▸ Set problem: Restate each line word for word. Leave out every picture.

▸ Data segment:
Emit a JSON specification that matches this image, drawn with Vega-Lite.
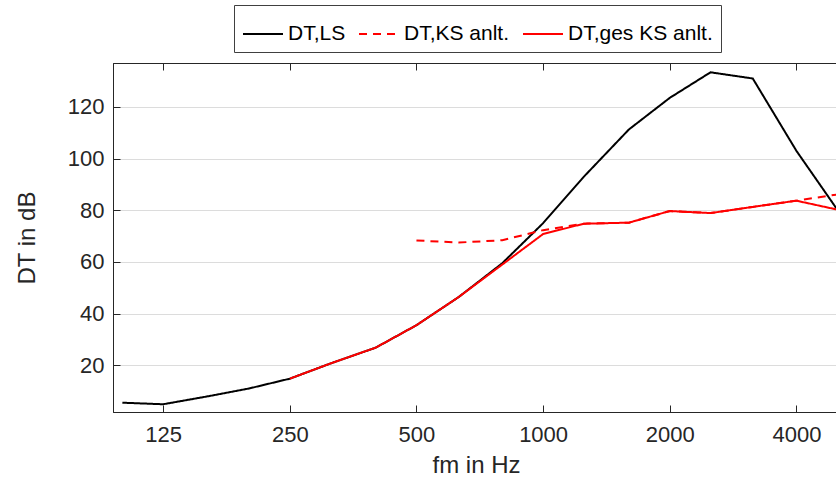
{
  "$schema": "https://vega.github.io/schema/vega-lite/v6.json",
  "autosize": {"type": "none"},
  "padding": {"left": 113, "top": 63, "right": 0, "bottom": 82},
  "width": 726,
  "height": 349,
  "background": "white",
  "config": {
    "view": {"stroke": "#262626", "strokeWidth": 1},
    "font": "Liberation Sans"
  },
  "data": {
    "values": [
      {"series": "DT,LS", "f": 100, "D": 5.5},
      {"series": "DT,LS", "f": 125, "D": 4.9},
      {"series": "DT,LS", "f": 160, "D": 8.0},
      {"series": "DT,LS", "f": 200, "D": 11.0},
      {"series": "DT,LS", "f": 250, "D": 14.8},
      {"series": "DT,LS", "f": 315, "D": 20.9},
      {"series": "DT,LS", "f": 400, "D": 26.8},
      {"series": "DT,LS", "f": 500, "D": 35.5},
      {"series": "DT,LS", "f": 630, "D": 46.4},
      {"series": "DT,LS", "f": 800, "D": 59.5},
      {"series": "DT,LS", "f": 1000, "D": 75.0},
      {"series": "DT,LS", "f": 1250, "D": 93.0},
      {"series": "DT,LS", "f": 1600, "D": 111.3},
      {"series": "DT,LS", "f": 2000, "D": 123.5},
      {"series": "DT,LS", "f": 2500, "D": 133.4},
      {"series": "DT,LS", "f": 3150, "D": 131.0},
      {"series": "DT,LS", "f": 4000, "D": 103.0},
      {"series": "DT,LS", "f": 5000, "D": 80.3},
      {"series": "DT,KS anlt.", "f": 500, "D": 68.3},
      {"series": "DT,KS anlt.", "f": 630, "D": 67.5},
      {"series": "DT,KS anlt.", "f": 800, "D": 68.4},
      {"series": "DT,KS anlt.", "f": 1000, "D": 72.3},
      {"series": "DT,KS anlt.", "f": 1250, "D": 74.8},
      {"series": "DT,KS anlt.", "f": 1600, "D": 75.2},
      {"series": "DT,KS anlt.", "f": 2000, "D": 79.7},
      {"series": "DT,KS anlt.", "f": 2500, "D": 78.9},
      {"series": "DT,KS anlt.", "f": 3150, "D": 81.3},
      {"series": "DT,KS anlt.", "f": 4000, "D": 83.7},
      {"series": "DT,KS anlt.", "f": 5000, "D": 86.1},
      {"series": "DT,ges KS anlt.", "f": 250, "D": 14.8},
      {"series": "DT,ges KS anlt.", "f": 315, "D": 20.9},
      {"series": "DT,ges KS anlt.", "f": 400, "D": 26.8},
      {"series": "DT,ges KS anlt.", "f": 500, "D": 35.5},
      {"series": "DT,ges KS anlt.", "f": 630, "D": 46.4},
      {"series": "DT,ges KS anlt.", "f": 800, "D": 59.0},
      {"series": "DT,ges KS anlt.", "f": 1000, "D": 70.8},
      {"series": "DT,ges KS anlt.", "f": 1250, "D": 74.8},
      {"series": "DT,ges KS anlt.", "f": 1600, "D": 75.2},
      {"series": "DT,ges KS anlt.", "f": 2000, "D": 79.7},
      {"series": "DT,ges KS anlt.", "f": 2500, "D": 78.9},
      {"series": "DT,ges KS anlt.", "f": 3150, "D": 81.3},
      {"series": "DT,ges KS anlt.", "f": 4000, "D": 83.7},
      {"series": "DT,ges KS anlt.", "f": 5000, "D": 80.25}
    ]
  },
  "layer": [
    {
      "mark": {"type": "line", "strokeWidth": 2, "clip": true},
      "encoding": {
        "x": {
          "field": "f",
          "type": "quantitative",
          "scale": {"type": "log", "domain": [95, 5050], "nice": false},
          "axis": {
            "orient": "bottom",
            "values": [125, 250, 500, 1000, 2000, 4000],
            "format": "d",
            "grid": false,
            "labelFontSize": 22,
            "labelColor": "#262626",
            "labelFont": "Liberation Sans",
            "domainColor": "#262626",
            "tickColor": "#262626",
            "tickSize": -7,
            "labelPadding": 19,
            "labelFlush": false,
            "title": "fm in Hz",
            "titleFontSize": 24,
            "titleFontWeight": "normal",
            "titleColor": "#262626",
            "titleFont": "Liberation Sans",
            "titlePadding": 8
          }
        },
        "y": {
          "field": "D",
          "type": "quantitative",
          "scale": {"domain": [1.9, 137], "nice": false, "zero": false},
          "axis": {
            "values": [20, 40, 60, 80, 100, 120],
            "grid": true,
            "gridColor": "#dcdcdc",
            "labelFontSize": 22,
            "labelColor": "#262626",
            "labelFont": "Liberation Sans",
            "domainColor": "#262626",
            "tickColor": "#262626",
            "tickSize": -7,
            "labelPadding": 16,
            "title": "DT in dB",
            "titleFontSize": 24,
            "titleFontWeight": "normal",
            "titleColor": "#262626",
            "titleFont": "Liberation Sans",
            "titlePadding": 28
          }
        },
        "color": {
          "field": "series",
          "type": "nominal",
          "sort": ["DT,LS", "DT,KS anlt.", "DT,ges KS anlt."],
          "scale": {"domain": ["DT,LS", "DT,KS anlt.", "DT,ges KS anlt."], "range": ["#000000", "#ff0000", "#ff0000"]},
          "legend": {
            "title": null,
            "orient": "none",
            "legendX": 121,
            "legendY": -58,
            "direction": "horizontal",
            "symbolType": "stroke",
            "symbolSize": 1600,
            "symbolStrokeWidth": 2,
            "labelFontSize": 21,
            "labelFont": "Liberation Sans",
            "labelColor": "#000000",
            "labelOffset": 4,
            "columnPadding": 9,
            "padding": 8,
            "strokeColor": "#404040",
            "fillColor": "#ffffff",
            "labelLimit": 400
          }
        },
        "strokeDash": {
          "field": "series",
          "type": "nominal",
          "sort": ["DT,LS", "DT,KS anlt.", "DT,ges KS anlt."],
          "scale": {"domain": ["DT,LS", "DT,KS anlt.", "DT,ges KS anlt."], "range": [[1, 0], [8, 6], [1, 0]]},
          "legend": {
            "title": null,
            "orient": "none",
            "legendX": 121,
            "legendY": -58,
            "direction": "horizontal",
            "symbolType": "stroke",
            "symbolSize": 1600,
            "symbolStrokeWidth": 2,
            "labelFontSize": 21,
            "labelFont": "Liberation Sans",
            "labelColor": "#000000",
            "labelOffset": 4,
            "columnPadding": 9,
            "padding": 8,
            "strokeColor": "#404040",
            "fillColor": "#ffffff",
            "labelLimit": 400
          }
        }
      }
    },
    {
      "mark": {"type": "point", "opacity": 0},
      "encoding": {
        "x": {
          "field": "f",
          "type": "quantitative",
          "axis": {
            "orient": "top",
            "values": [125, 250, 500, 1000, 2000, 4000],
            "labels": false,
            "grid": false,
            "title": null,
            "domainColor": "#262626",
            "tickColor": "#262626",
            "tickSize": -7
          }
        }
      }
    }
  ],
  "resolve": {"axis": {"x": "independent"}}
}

▸ Output below:
Emit a JSON specification that matches this image, drawn with Vega-Lite.
{
  "$schema": "https://vega.github.io/schema/vega-lite/v6.json",
  "autosize": {"type": "none"},
  "padding": {"left": 113, "top": 63, "right": 0, "bottom": 82},
  "width": 726,
  "height": 349,
  "background": "white",
  "config": {
    "view": {"stroke": "#262626", "strokeWidth": 1},
    "font": "Liberation Sans"
  },
  "data": {
    "values": [
      {"series": "DT,LS", "f": 100, "D": 5.5},
      {"series": "DT,LS", "f": 125, "D": 4.9},
      {"series": "DT,LS", "f": 160, "D": 8.0},
      {"series": "DT,LS", "f": 200, "D": 11.0},
      {"series": "DT,LS", "f": 250, "D": 14.8},
      {"series": "DT,LS", "f": 315, "D": 20.9},
      {"series": "DT,LS", "f": 400, "D": 26.8},
      {"series": "DT,LS", "f": 500, "D": 35.5},
      {"series": "DT,LS", "f": 630, "D": 46.4},
      {"series": "DT,LS", "f": 800, "D": 59.5},
      {"series": "DT,LS", "f": 1000, "D": 75.0},
      {"series": "DT,LS", "f": 1250, "D": 93.0},
      {"series": "DT,LS", "f": 1600, "D": 111.3},
      {"series": "DT,LS", "f": 2000, "D": 123.5},
      {"series": "DT,LS", "f": 2500, "D": 133.4},
      {"series": "DT,LS", "f": 3150, "D": 131.0},
      {"series": "DT,LS", "f": 4000, "D": 103.0},
      {"series": "DT,LS", "f": 5000, "D": 80.3},
      {"series": "DT,KS anlt.", "f": 500, "D": 68.3},
      {"series": "DT,KS anlt.", "f": 630, "D": 67.5},
      {"series": "DT,KS anlt.", "f": 800, "D": 68.4},
      {"series": "DT,KS anlt.", "f": 1000, "D": 72.3},
      {"series": "DT,KS anlt.", "f": 1250, "D": 74.8},
      {"series": "DT,KS anlt.", "f": 1600, "D": 75.2},
      {"series": "DT,KS anlt.", "f": 2000, "D": 79.7},
      {"series": "DT,KS anlt.", "f": 2500, "D": 78.9},
      {"series": "DT,KS anlt.", "f": 3150, "D": 81.3},
      {"series": "DT,KS anlt.", "f": 4000, "D": 83.7},
      {"series": "DT,KS anlt.", "f": 5000, "D": 86.1},
      {"series": "DT,ges KS anlt.", "f": 250, "D": 14.8},
      {"series": "DT,ges KS anlt.", "f": 315, "D": 20.9},
      {"series": "DT,ges KS anlt.", "f": 400, "D": 26.8},
      {"series": "DT,ges KS anlt.", "f": 500, "D": 35.5},
      {"series": "DT,ges KS anlt.", "f": 630, "D": 46.4},
      {"series": "DT,ges KS anlt.", "f": 800, "D": 59.0},
      {"series": "DT,ges KS anlt.", "f": 1000, "D": 70.8},
      {"series": "DT,ges KS anlt.", "f": 1250, "D": 74.8},
      {"series": "DT,ges KS anlt.", "f": 1600, "D": 75.2},
      {"series": "DT,ges KS anlt.", "f": 2000, "D": 79.7},
      {"series": "DT,ges KS anlt.", "f": 2500, "D": 78.9},
      {"series": "DT,ges KS anlt.", "f": 3150, "D": 81.3},
      {"series": "DT,ges KS anlt.", "f": 4000, "D": 83.7},
      {"series": "DT,ges KS anlt.", "f": 5000, "D": 80.25}
    ]
  },
  "layer": [
    {
      "mark": {"type": "line", "strokeWidth": 2, "clip": true},
      "encoding": {
        "x": {
          "field": "f",
          "type": "quantitative",
          "scale": {"type": "log", "domain": [95, 5050], "nice": false},
          "axis": {
            "orient": "bottom",
            "values": [125, 250, 500, 1000, 2000, 4000],
            "format": "d",
            "grid": false,
            "labelFontSize": 22,
            "labelColor": "#262626",
            "labelFont": "Liberation Sans",
            "domainColor": "#262626",
            "tickColor": "#262626",
            "tickSize": -7,
            "labelPadding": 19,
            "labelFlush": false,
            "title": "fm in Hz",
            "titleFontSize": 24,
            "titleFontWeight": "normal",
            "titleColor": "#262626",
            "titleFont": "Liberation Sans",
            "titlePadding": 8
          }
        },
        "y": {
          "field": "D",
          "type": "quantitative",
          "scale": {"domain": [1.9, 137], "nice": false, "zero": false},
          "axis": {
            "values": [20, 40, 60, 80, 100, 120],
            "grid": true,
            "gridColor": "#dcdcdc",
            "labelFontSize": 22,
            "labelColor": "#262626",
            "labelFont": "Liberation Sans",
            "domainColor": "#262626",
            "tickColor": "#262626",
            "tickSize": -7,
            "labelPadding": 16,
            "title": "DT in dB",
            "titleFontSize": 24,
            "titleFontWeight": "normal",
            "titleColor": "#262626",
            "titleFont": "Liberation Sans",
            "titlePadding": 28
          }
        },
        "color": {
          "field": "series",
          "type": "nominal",
          "sort": ["DT,LS", "DT,KS anlt.", "DT,ges KS anlt."],
          "scale": {"domain": ["DT,LS", "DT,KS anlt.", "DT,ges KS anlt."], "range": ["#000000", "#ff0000", "#ff0000"]},
          "legend": {
            "title": null,
            "orient": "none",
            "legendX": 121,
            "legendY": -58,
            "direction": "horizontal",
            "symbolType": "stroke",
            "symbolSize": 1600,
            "symbolStrokeWidth": 2,
            "labelFontSize": 21,
            "labelFont": "Liberation Sans",
            "labelColor": "#000000",
            "labelOffset": 4,
            "columnPadding": 9,
            "padding": 8,
            "strokeColor": "#404040",
            "fillColor": "#ffffff",
            "labelLimit": 400
          }
        },
        "strokeDash": {
          "field": "series",
          "type": "nominal",
          "sort": ["DT,LS", "DT,KS anlt.", "DT,ges KS anlt."],
          "scale": {"domain": ["DT,LS", "DT,KS anlt.", "DT,ges KS anlt."], "range": [[1, 0], [8, 6], [1, 0]]},
          "legend": {
            "title": null,
            "orient": "none",
            "legendX": 121,
            "legendY": -58,
            "direction": "horizontal",
            "symbolType": "stroke",
            "symbolSize": 1600,
            "symbolStrokeWidth": 2,
            "labelFontSize": 21,
            "labelFont": "Liberation Sans",
            "labelColor": "#000000",
            "labelOffset": 4,
            "columnPadding": 9,
            "padding": 8,
            "strokeColor": "#404040",
            "fillColor": "#ffffff",
            "labelLimit": 400
          }
        }
      }
    },
    {
      "mark": {"type": "point", "opacity": 0},
      "encoding": {
        "x": {
          "field": "f",
          "type": "quantitative",
          "axis": {
            "orient": "top",
            "values": [125, 250, 500, 1000, 2000, 4000],
            "labels": false,
            "grid": false,
            "title": null,
            "domainColor": "#262626",
            "tickColor": "#262626",
            "tickSize": -7
          }
        }
      }
    }
  ],
  "resolve": {"axis": {"x": "independent"}}
}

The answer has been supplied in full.